In the dealmaking days ahead, the president won’t have an abundance of friends to call on. The fate of his health-care bill now is essentially in the hands of moderate Democrats in the Senate, several of whom simply can’t stand him. And the new-wave Republicans he confronts, reared on Reagan and “Crossfire,” have a predator’s attitude toward professions of vulnerability. “I don’t think I can teach Bill Clinton to be strong,” says their dean, Sen. Bob Dole. “I just don’t want him to teach me to be weak.”
The Clinton management method produces the need for a steady stream of saviors. One of the first was Roger Altman, the Treasury aide brought over to the White House to run the budget-bill “war room” last year. Last week he quit the administration over his “incomplete” testimony to the Senate about Whitewater. Then there was David Gergen, who schmoozed up the media establishment before being shunted to the State Department.
Now it’s up to chief of staff Leon Panetta and his new Mr. Outside, investment banker (and former congressman) Tony Coelho. The two Californians’ prescription is familiar: restricted access to the Oval Office; fewer but more regular meetings; fewer but better speeches; more stroking of conservative Democrats, and more regular attempts to entrap Republicans in acts of cooperation.
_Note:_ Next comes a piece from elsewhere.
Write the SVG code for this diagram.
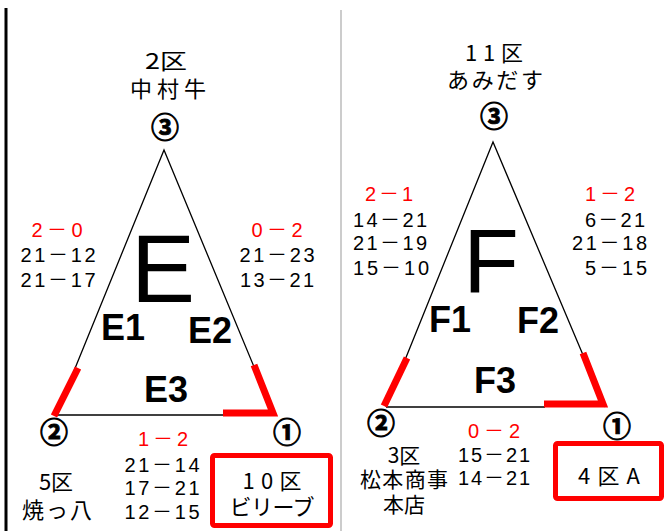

The new team will try to instill what consultant Bradley calls “a sense of occasion” – a Reaganesque focus and use of symbolic moments to cut through the talk-show din. All the White House needs, says Coelho, is “some old pros who know the town.” The “pros,” presumably, will advise Clinton on how to accumulate and use the ineffable stuff of power. “Their chances of succeeding are based on the assumption that he is educable,” says Hess. Clinton seems willing to learn. But the presidency, it turns out, is one course in which borrowed notes won’t help.